Pengembaraan ilmiah Guru Danau tidak hanya terbatas di Bangil, namun juga membawanya berkunjung ke sejumlah wilayah di Pulau Jawa, seperti Pasuruan, Jember, Malang, Wonosobo, Purwokerto, Solo, dan Yogyakarta, menemui ulama dan habaib terkemuka di sana. Di antara ulama atau habaib yang dia temuinya KH Hamid Pasuruan, Habib Saleh al-Hamid Jember, Mbah Malik Purwokerto, Kyai Syakur Wonosobo, Habib Abdullah bin Abdul Qadir Bilfaqih Malang, Habib Anis al-Habsyi Solo, dan Habib Ahmad Bafaqih Tempel Yogyakarta. Dari mereka, Guru Danau belajar sejumlah ilmu, amalan, dan mengambil tarekat tertentu.
Pada tahun 1980, Guru Danau menikah dengan Hj Jamilah binti Maskur dari Bitin. Dari perkawinan tersebut, mereka dikaruniai tiga belas orang anak.

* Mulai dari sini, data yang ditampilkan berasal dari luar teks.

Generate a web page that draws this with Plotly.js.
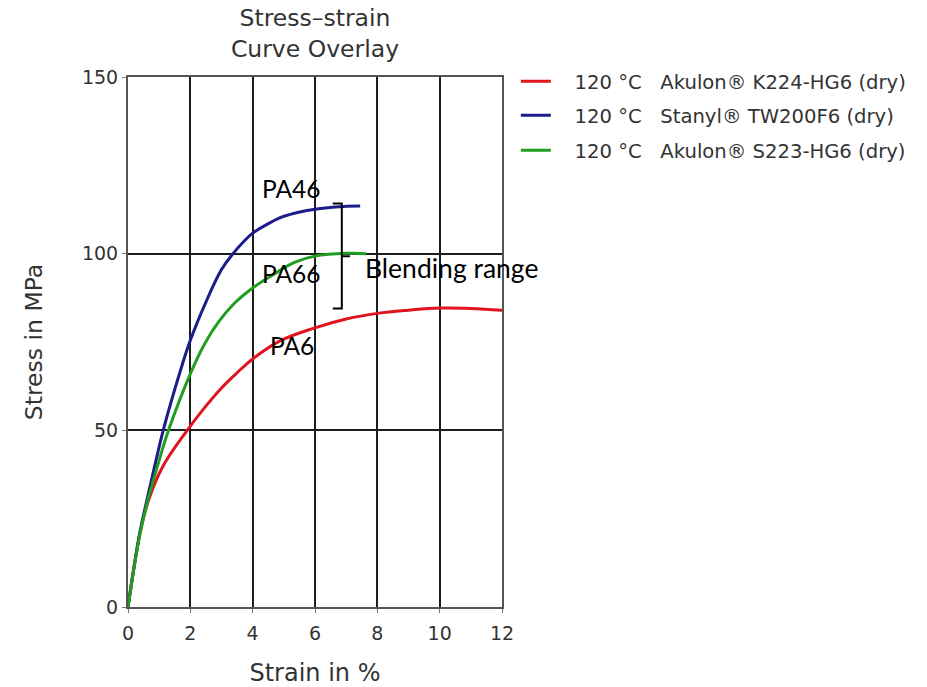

Guru Danau tidak hanya mengejar ilmu agama, tetapi juga membuka pengajian agama di Desa Bitin pada tahun 1980 dan mengajar di Pesantren Salatiah.
Tahun berikutnya, pada tahun 1981, dia kembali membuka pengajian di kampung halamannya, Danau Panggang. Pengajian Guru Danau tidak hanya sebatas di Bitin dan Danau Panggang. Pada dekade 1990-an, dia membuka pengajian di Mabu’un Tanjung, Kabupaten Tabalong. Awalnya, Mabu’un merupakan tempat yang dipenuhi oleh pelacuran dan perjudian. Guru Danau berhasil mengubahnya dengan membuka pengajian, yang sekarang dihadiri oleh puluhan ribu jamaah.
Meski memiliki tiga pengajian besar dan membina empat pesantren, Guru Danau juga aktif bekerja dan berbisnis. Sejak muda, dia sudah terlibat dalam berbagai usaha seperti bertani, berdagang, dan bisnis lainnya. Salah satu usaha yang sukses adalah bisnis sarang burung walet di daerah Tanjung, yang memberikannya keuntungan milyaran rupiah. Guru Danau juga memiliki tanah sebagai investasi yang bisa dijual suatu saat.
Meskipun menjadi ulama kaya dan mandiri, Guru Danau tetap mempertahankan penampilan sederhana dan bersahaja. Rezeki yang ia peroleh dari bisnisnya tidak digunakan untuk bermegah-megah, melainkan untuk kepentingan dakwah Islam. Kemandiriannya memungkinkan dia untuk membiayai pembangunan komplek pengajian dan pesantren tanpa meminta bantuan dari pihak lain.
Abah Guru Danau, sosok ulama yang meninggalkan jejak besar dalam penyebaran ilmu dan dakwah Islam, akan dikenang oleh banyak jamaah dan peminatnya. Semoga amal ibadahnya diterima di sisi Allah SWT.